Without going into detail, KEF's method involves prefiltering the test signal to attenuate its LF content, so that the resulting impulse response from the speaker decays sufficiently quickly to avoid truncation effects due to time windowing. Appropriate correction is then applied to the resulting frequency response. Although KEF's system used an impulse test signal, there is no reason the same technique should not be applied to measurements made using the noise-like MLS signal—which opens up the intriguing possibility of combining the elaborated ground-plane setup with a prefiltered test signal, for even better results.

So far, this is only a thought experiment; I haven't yet tried either of these ideas in practice. But I've booked the community hall and have high hopes for the outcome. I'll let you know if they were realized when we next commune, in the April 2005 Stereophile.
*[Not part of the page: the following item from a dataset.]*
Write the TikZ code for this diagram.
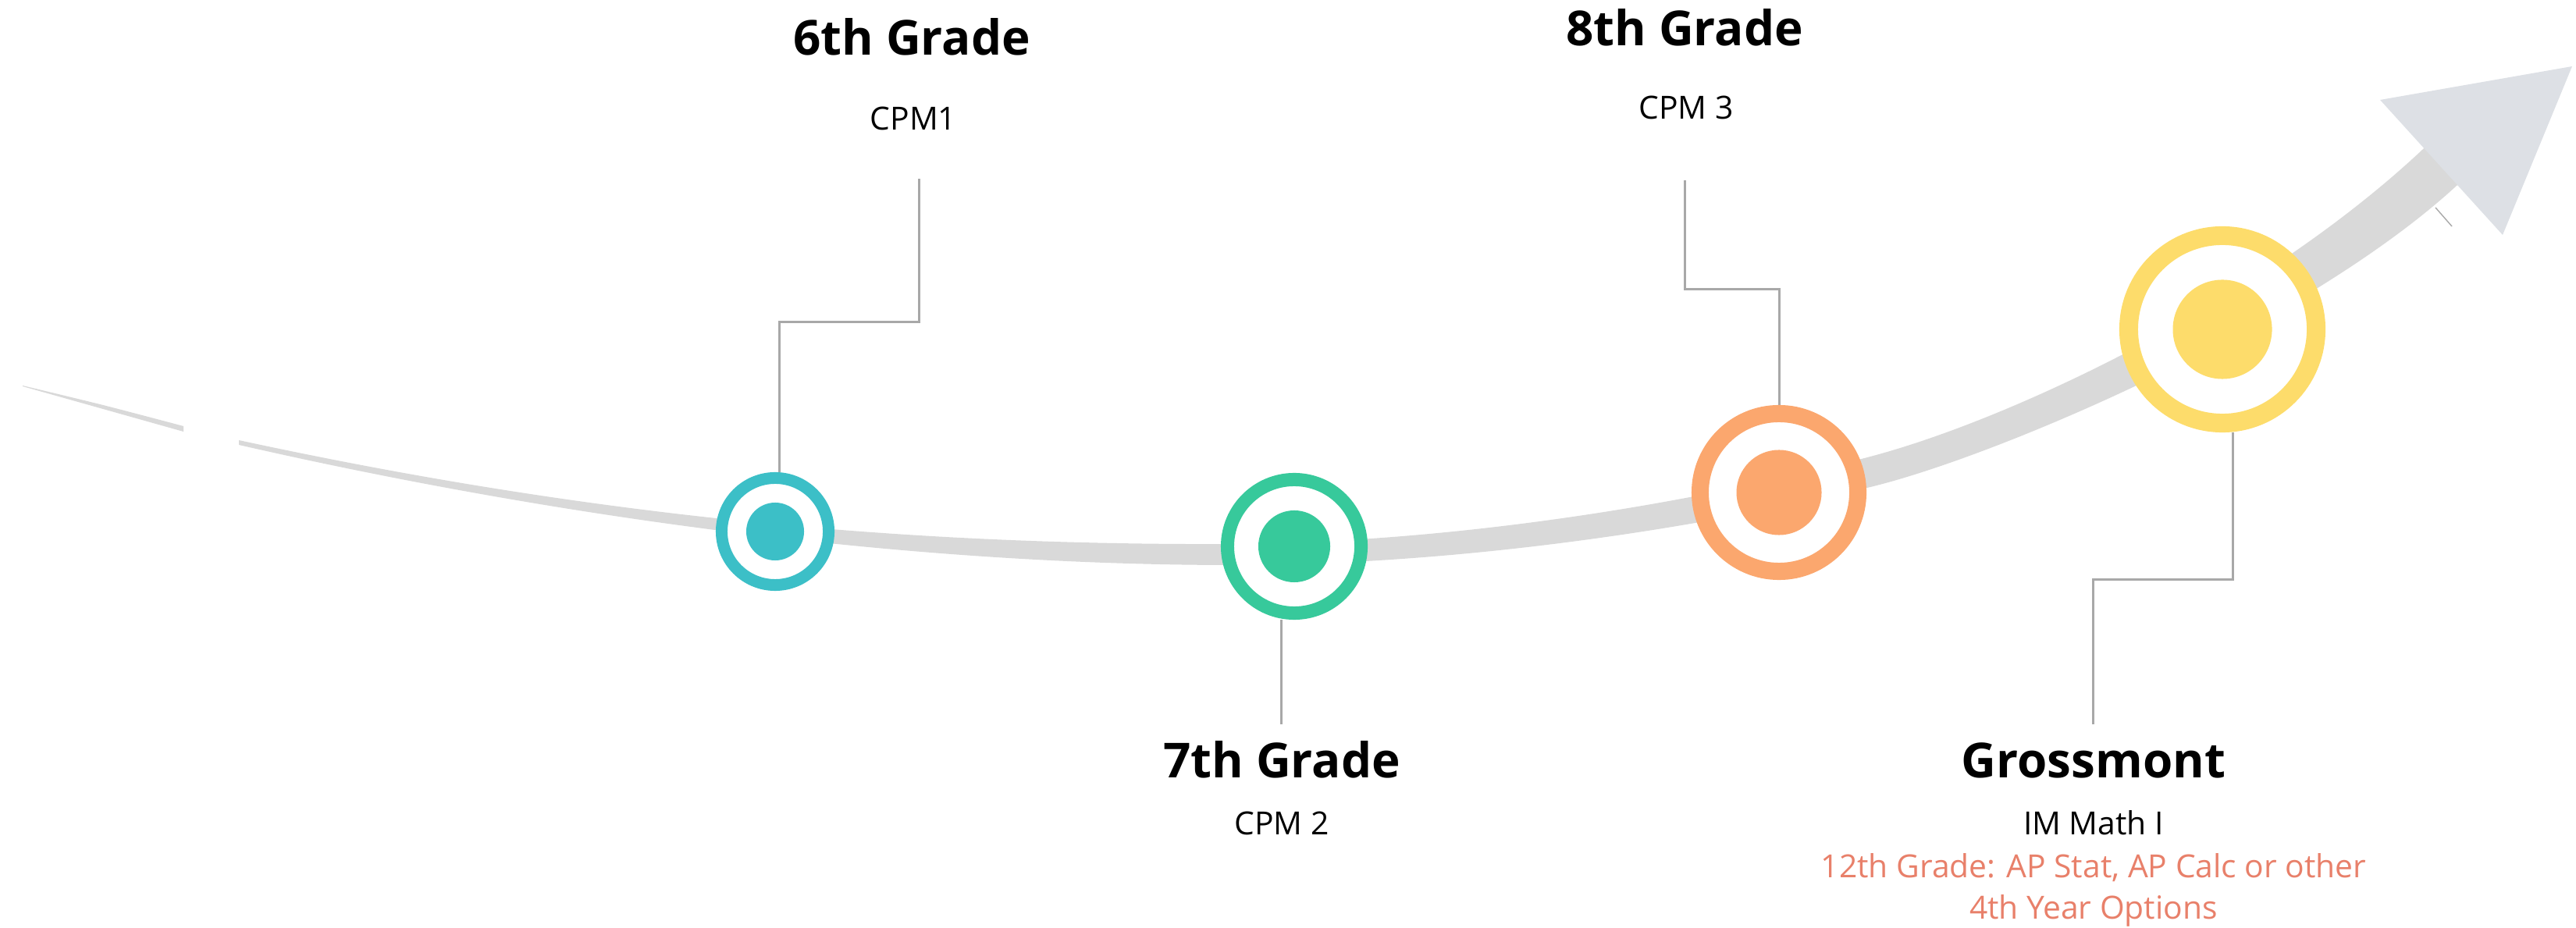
\documentclass[tikz,border=0pt]{standalone}
\usepackage{fontspec}
\setmainfont{Open Sans}
\usepackage{tikz}
\usetikzlibrary{calc, positioning, backgrounds}

\definecolor{tealRing}{HTML}{3CBFC7}
\definecolor{greenRing}{HTML}{37C99B}
\definecolor{orangeRing}{HTML}{FBA76E}
\definecolor{yellowRing}{HTML}{FDDC6B}
\definecolor{bandGray}{HTML}{D9D9D9}
\definecolor{tipGray}{HTML}{DDE0E5}
\definecolor{linkGray}{HTML}{A8A8A8}
\definecolor{noteRed}{HTML}{E8806A}

\begin{document}
\begin{tikzpicture}[x=0.01cm, y=-0.01cm,
  ring/.style n args={3}{circle, draw=#1, fill=white, line width=#2, minimum size=#3, inner sep=0pt},
  link/.style={draw=linkGray, line width=0.85pt},
  grade/.style={anchor=base, font=\fontsize{17.6}{20}\selectfont\bfseries},
  course/.style={anchor=base, font=\fontsize{11.6}{14}\selectfont}]

\useasboundingbox (0,0) rectangle (3300,1189);

% Rings on the path
\node[ring={tealRing}{0.15cm}{1.37cm}] (c6) at (993,681) {};
\node[ring={greenRing}{0.17cm}{1.71cm}] (c7) at (1658,700) {};
\node[ring={orangeRing}{0.22cm}{2.02cm}] (c8) at (2279,631) {};
\node[ring={yellowRing}{0.24cm}{2.40cm}] (cg) at (2847,422) {};
\fill[tealRing] (c6) circle (0.37cm);
\fill[greenRing] (c7) circle (0.46cm);
\fill[orangeRing] (c8) circle (0.545cm);
\fill[yellowRing] (cg) circle (0.635cm);

\begin{scope}[on background layer]
% Thin start of the band
\fill[bandGray] plot[smooth] coordinates {(29,494) (132,519) (235,546)}
  -- plot[smooth] coordinates {(235,553) (132,524) (29,495)} -- cycle;
% Band, getting wider to the right
\fill[bandGray] (306,564) .. controls (750,660) and (1150,699) .. (1580,697)
  .. controls (1850,695) and (2150,650) .. (2396,585)
  .. controls (2596,532) and (2950,359) .. (3150,145)
  -- (3185,200)
  .. controls (3011,391) and (2570,582) .. (2396,624)
  .. controls (2150,683) and (1850,724) .. (1580,724)
  .. controls (1150,724) and (700,660) .. (306,570) -- cycle;
% Arrow tip
\fill[tipGray] (3049,128) -- (3295,85) -- (3206,301) -- cycle;
\draw[linkGray, line width=0.4pt] (3120,266) -- (3141,290);

% Connectors
\coordinate (k6) at (1177,229);
\coordinate (k7) at (1641,928);
\coordinate (k8) at (2158,231);
\coordinate (kg) at (2681,928);
\draw[link] (k6) -- ++(0,184) -| ([xshift=0.05cm]c6.north);
\draw[link] (c7.south -| k7) -- (k7);
\draw[link] (c8.north) -- ++(0,-148) -| (k8);
\draw[link] ([xshift=0.13cm]cg.south) -- ++(0,188) -| (kg);
\end{scope}

% Labels
\node[grade] (g6) at (1168,71) {6th Grade};
\node[course] (cpm1) at (1170,167) {CPM1};
\node[grade] (g8) at (2158,59) {8th Grade};
\node[course] (cpm3) at (2160,153) {CPM 3};
\node[grade] (g7) at (1642,997) {7th Grade};
\node[course] (cpm2) at (1642,1070) {CPM 2};
\node[grade] (gm) at (2682,997) {Grossmont};
\node[course] (im1) at (2682,1070) {IM Math I};
\node[course, text=noteRed] (ap1) at (2682,1124) {12th Grade: AP Stat, AP Calc or other};
\node[course, text=noteRed] (ap2) at (2682,1177) {4th Year Options};

\end{tikzpicture}
\end{document}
Footnote 5: P.D. Bauman, S.P. Lipshitz, A.C. Scott, J. Vanderkooy, "Cepstral Techniques for Transducer Measurement: Part II," Preprint 2302, Audio Engineering Society 79th Convention, October 1985.

Footnote 6: L. Larsson, K. Dalbjörn, M. Kleiner, "Reduction of Room Effects in Loudspeaker Measurements," Preprint 4967, Audio Engineering Society 106th Convention, May 1999.

Footnote 7: M.R. Gander, "Ground-Plane Acoustic Measurement of Loudspeaker Systems," JAES, Vol.30 No.10, October 1982 (see also the correction in Vol.34 No.1/2, January-February 1986).

Footnote 8: L.R. Fincham, "The Subjective Importance of Uniform Group Delay at Low Frequencies," Preprint 2056, AES 74th Convention, October 1983.

Footnote 9" L.R. Fincham, "Refinements in the Impulse Testing of Loudspeakers," Preprint 2055, AES 74th Convention, October 1983.